The action would be a Constitutional challenge, not a regulatory challenge, as the previous legal action was when the coalition argued the land development approval by Ferguson Township violated township ordinances and the state's Municipal Planning Code.

Penn State entered a contract in 2012 to sell the land to Toll Brothers for $13.5 million, contingent on approved use of the land by Ferguson Township. That approval came in late 2015 and spurred nearly two years of legal battles and protests by the coalition and its supporters, who say that stormwater and construction runoff would harm Slab Cabin Run and the nearby Harter-Thomas well fields, the source of drinking water for the majority of homes served by the State College Borough Water Authority, which provides water to the Centre Region.

Toll Brothers and Penn State said the site has undergone extensive testing and that the development plans meet or exceed local and state stormwater management regulations.

A victory for the coalition in the Centre County Court of Common Pleas was overturned earlier this year by Commonwealth Court, which ruled it had not appealed early enough in the approval process. In November the state Supreme Court denied the residents' petition for appeal. During the summer and early fall protestors camped out on the site before being evicted by the university in October. 

Members of the coalition, meanwhile, entered into talks with Toll Brothers and Penn State over potential alternate sites and in November, after two months of site study, the developer sent the university a letter of intent for its interest in the parcel on West College Avenue, also located in Ferguson Township. 

Coalition members have described Toll Brothers representatives as willing to work with them since proposing alternatives.

Earlier this month, the coalition said in a press release that it proposed mediation with Toll Brothers, Ferguson Township and Penn State to work out the details of zoning and land use on the West College property. Penn State has refused to participate, according to the coalition.

The university said in a statement last week that it had received the developer's letter of intent for the alternative site but that since then "no additional information has been provided regarding the development plans and related impacts and there have been no formal discussions or negotiations with Toll Brothers on the West College parcel."

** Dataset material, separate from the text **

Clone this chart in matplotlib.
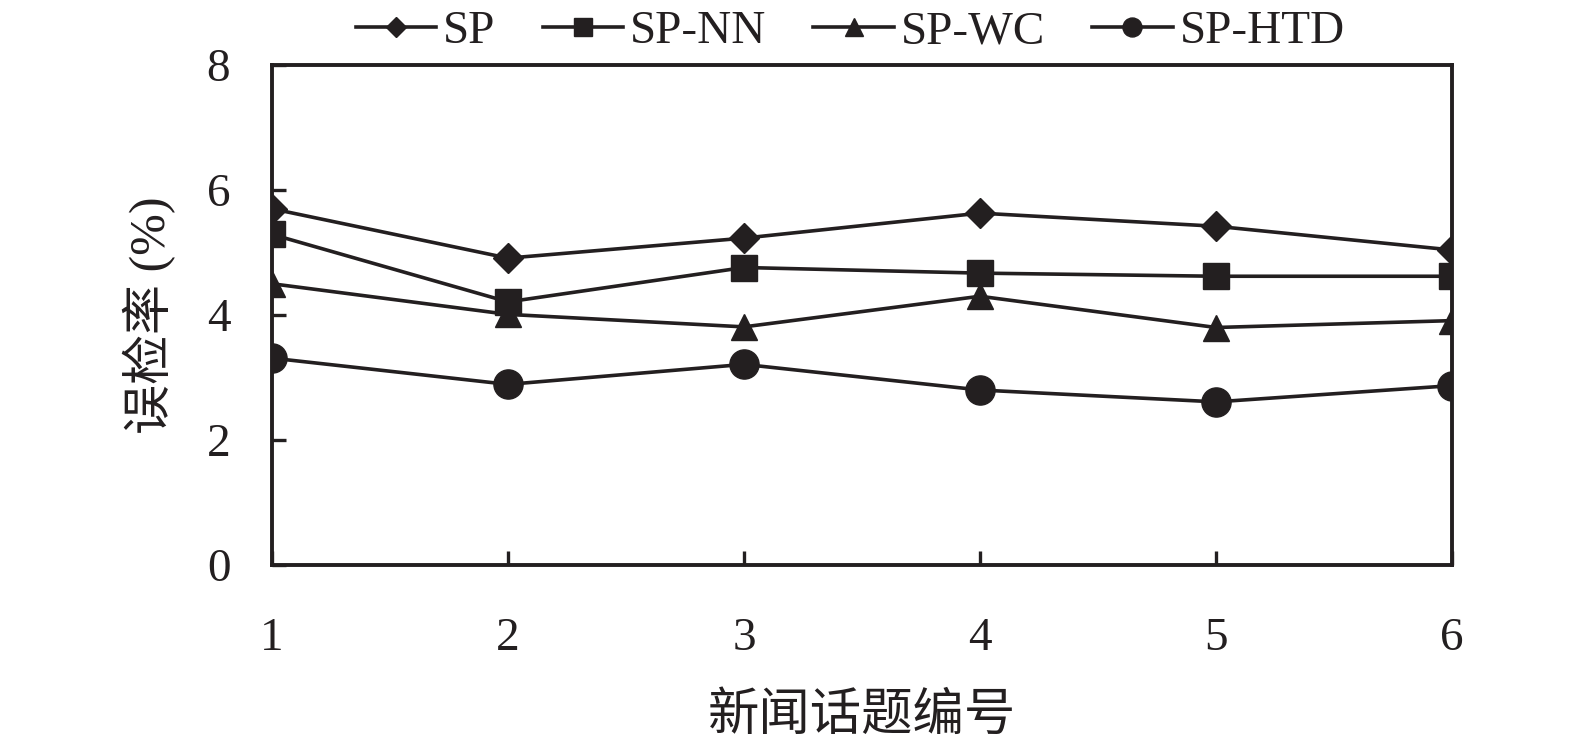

Hoover said the coalition believes the Whitehall Road land deal exemplifies Penn State's "record of buying ecologically-sensitive farmland at artificially low prices (or accepting land donations), holding the land as tax-exempt while upzoning to increase its sales value, and then selling it for massive profit and risky development."

Coalition Vice President Katherine Watt said Penn State's status allows it to escape the accountability to which both public and private institutions would be subjected.

“As a quasi-public, quasi-private corporation, it evades both public accountability through public elections of trustees, transparent, due-process decision procedures, and compliance with state Right to Know and ethics laws, and private corporate accountability through share issues, purchase and sale of shares by shareholders, and shareholder elections of governing directors,” Watt said.